(Direction): Work out how many lines in the entries below include the word "Python". Give nothing but the number.

++++ Data

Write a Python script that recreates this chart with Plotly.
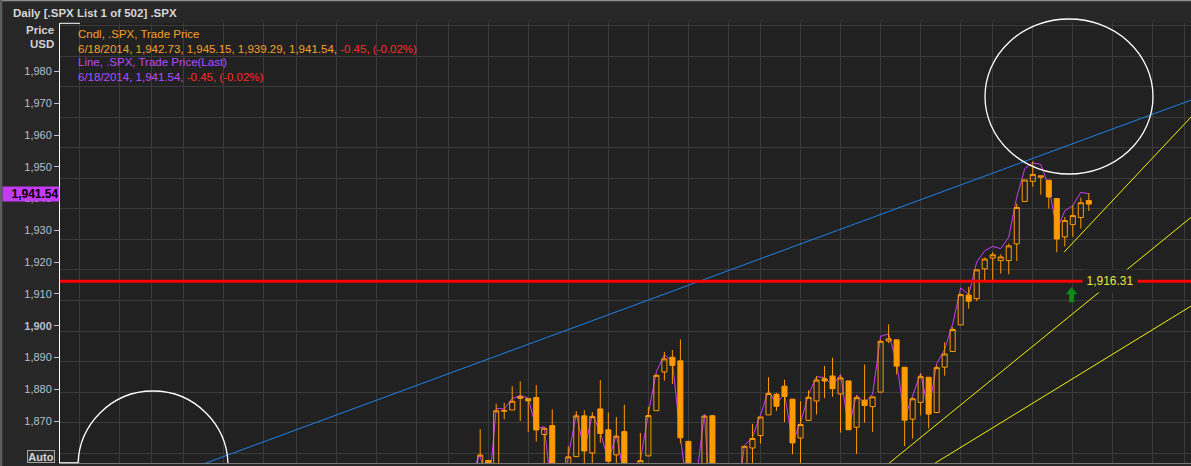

++++++++
++++ Data

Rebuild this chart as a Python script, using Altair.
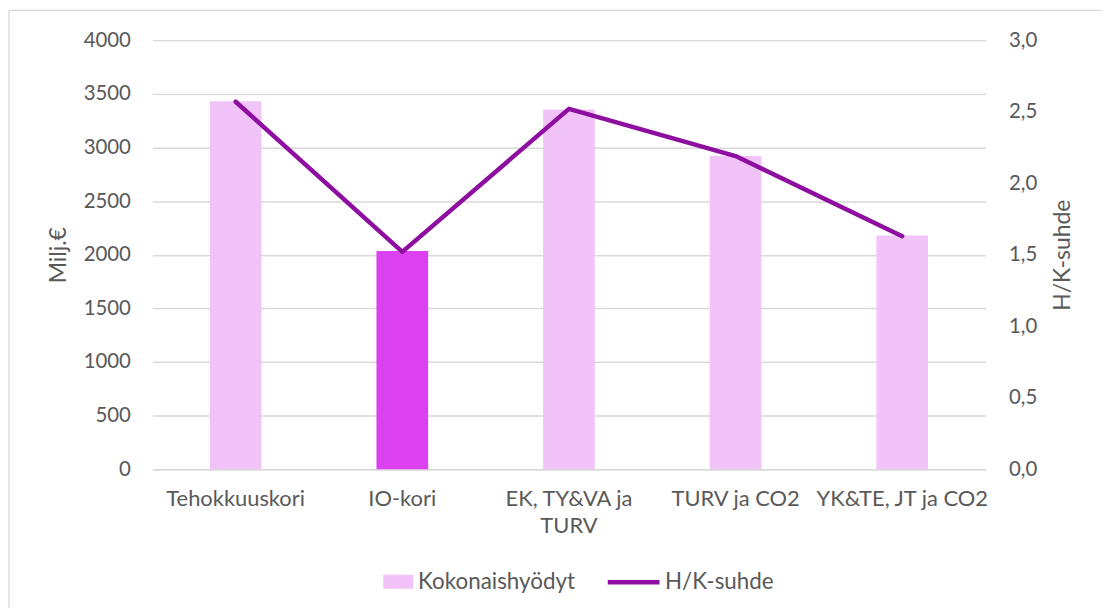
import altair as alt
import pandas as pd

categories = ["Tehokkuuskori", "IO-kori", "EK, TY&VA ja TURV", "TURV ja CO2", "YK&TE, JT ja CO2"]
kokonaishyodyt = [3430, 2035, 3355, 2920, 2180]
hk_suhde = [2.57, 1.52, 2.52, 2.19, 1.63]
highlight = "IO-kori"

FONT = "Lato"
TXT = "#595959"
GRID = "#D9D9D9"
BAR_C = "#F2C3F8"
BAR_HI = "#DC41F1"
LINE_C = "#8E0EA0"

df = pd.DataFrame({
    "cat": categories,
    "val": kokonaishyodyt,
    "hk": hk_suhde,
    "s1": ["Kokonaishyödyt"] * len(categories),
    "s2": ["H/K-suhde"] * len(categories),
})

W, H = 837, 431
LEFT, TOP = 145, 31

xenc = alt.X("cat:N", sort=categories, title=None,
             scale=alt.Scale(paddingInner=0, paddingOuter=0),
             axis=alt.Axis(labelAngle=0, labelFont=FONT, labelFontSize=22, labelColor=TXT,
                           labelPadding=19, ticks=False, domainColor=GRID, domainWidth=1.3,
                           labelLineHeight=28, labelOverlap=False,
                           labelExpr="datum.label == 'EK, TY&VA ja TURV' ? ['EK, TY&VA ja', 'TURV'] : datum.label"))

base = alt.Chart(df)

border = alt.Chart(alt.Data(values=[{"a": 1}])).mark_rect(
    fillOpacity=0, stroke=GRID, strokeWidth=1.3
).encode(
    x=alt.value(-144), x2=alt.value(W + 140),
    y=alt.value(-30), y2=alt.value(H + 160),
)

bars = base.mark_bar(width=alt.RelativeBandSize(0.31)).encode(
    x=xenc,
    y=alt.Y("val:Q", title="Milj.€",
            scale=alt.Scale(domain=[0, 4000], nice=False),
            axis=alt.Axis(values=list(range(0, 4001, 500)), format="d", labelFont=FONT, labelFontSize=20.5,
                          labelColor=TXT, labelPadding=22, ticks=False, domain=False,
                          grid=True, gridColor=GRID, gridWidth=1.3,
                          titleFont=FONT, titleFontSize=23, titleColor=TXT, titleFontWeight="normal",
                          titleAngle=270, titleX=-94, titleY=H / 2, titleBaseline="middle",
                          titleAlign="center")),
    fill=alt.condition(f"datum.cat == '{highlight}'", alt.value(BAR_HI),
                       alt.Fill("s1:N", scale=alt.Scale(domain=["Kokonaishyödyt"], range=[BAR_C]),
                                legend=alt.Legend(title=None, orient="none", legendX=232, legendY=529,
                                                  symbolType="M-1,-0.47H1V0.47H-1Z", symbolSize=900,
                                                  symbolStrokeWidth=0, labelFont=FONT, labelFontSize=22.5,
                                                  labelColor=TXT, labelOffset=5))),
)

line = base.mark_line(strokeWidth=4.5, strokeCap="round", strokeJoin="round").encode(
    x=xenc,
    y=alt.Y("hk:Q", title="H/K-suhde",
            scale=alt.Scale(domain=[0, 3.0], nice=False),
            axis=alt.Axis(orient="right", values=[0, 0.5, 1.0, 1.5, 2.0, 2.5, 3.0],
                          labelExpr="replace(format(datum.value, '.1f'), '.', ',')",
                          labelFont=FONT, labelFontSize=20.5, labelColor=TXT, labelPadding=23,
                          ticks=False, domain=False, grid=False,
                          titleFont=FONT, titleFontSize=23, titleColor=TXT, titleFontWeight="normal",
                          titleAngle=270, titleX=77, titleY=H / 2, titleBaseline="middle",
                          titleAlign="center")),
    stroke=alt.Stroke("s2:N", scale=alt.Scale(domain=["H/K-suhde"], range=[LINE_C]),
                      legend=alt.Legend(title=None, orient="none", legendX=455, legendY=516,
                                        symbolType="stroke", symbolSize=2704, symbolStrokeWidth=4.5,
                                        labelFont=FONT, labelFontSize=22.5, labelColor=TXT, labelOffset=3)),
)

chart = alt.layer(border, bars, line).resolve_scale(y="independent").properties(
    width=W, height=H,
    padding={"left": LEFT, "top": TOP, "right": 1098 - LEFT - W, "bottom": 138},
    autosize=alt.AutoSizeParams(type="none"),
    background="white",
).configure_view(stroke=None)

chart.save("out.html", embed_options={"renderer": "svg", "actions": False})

++++++++

(Solved exercise): 2